• [YOUR GOAL]
Only the lines from the start of the data through the line containing "plt.rcParams['mathtext.default'] = 'regular'" should be written out, exactly as they are, with both ends included and the pictures left out.

• [STORED DATA]
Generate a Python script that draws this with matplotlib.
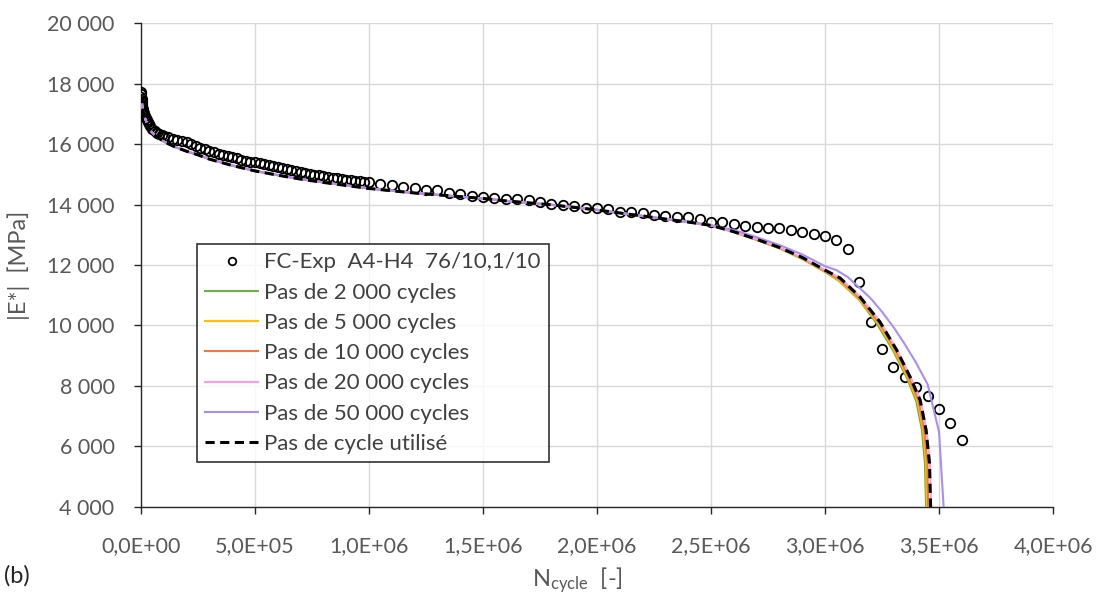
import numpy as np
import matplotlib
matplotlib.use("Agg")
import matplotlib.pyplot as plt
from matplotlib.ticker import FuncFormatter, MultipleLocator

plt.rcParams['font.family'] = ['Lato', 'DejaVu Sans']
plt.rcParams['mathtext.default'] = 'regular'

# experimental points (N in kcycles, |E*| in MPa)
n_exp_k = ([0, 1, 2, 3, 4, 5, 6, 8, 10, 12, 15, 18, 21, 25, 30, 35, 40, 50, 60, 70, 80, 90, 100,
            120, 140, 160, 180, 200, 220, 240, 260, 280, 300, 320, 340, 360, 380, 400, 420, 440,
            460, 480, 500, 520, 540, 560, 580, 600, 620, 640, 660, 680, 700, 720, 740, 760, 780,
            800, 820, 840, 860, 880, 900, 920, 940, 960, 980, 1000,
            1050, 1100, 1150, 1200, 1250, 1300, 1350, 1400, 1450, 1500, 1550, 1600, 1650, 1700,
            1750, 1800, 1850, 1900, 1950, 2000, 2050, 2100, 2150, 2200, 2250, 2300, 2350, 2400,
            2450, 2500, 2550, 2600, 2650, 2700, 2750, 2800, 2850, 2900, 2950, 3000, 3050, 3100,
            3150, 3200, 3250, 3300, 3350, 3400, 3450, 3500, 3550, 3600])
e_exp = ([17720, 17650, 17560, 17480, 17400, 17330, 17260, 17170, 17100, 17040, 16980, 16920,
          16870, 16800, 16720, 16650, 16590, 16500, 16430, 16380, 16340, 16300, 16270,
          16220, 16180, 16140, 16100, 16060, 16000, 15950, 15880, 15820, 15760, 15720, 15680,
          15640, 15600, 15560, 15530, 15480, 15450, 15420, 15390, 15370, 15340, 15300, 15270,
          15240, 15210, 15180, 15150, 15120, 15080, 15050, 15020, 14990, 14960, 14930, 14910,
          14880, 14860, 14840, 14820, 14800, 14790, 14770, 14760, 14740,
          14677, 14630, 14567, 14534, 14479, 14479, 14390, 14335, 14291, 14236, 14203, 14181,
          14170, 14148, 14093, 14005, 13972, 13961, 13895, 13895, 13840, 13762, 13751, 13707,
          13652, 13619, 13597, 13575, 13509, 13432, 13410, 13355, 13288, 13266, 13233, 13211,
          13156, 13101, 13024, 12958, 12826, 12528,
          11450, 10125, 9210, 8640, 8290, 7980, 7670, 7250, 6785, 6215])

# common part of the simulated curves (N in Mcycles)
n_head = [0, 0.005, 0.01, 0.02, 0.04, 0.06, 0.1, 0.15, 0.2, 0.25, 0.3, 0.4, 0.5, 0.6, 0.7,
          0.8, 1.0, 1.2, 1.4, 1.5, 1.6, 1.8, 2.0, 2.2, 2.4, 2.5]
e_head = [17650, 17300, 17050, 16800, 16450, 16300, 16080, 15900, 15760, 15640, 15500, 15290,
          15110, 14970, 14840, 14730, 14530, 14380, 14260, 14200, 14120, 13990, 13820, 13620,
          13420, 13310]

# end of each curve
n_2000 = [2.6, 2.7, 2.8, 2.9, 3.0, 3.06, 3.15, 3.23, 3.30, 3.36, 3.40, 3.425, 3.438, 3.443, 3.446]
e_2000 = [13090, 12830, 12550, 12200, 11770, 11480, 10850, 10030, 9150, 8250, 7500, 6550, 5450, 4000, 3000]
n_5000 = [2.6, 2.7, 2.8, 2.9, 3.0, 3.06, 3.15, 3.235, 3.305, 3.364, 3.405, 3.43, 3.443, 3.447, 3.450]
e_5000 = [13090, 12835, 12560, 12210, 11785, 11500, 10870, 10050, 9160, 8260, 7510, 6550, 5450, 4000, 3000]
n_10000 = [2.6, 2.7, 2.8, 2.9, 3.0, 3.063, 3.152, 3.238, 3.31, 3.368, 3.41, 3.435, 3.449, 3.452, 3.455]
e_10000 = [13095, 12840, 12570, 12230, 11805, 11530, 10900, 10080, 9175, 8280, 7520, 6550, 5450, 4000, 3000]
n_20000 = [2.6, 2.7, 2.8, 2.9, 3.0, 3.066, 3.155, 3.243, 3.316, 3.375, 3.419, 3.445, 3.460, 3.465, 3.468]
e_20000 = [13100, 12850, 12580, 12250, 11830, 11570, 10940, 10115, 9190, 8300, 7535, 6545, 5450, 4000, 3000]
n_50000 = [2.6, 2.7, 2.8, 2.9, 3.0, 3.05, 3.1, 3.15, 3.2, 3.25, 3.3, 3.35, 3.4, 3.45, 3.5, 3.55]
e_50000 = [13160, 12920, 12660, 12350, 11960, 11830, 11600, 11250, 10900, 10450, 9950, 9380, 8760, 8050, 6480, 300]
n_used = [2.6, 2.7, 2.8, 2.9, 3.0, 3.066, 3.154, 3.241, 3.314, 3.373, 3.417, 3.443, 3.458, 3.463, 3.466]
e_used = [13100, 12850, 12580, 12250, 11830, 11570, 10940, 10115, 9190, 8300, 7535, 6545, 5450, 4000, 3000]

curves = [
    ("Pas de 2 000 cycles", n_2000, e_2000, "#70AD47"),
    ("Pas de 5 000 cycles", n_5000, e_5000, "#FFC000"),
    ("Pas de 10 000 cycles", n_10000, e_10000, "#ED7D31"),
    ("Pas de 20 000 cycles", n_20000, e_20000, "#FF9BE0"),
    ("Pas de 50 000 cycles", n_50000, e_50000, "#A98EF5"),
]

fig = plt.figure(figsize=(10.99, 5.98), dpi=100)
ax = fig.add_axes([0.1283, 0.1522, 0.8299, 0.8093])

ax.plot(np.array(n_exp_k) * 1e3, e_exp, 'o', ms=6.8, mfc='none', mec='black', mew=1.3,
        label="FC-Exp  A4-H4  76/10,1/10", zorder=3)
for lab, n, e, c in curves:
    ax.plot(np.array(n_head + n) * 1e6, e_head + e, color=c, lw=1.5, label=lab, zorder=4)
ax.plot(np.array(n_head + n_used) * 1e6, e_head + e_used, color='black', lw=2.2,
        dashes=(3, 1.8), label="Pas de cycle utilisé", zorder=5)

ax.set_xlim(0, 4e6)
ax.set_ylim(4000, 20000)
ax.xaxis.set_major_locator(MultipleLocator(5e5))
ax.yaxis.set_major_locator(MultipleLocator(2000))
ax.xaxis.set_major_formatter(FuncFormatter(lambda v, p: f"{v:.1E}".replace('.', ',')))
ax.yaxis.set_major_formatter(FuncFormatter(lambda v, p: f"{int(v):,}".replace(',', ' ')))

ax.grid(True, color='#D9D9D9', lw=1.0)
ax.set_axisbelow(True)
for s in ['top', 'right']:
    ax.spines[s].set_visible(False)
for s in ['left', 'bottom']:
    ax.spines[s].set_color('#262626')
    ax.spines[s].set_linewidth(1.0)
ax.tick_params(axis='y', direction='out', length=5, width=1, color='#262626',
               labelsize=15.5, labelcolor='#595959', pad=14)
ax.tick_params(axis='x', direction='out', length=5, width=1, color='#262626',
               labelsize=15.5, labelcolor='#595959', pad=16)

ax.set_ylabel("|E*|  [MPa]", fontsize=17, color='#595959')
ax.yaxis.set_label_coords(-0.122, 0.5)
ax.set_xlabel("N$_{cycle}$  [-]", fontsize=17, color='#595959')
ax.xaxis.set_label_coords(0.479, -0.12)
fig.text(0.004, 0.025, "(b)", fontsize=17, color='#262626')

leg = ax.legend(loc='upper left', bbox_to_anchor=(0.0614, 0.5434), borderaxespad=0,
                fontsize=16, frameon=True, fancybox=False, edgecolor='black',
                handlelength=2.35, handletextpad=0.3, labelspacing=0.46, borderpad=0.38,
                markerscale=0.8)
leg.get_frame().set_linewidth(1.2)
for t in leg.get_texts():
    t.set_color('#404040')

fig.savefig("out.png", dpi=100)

• [THE REPLY]
Generate a Python script that draws this with matplotlib.
import numpy as np
import matplotlib
matplotlib.use("Agg")
import matplotlib.pyplot as plt
from matplotlib.ticker import FuncFormatter, MultipleLocator

plt.rcParams['font.family'] = ['Lato', 'DejaVu Sans']
plt.rcParams['mathtext.default'] = 'regular'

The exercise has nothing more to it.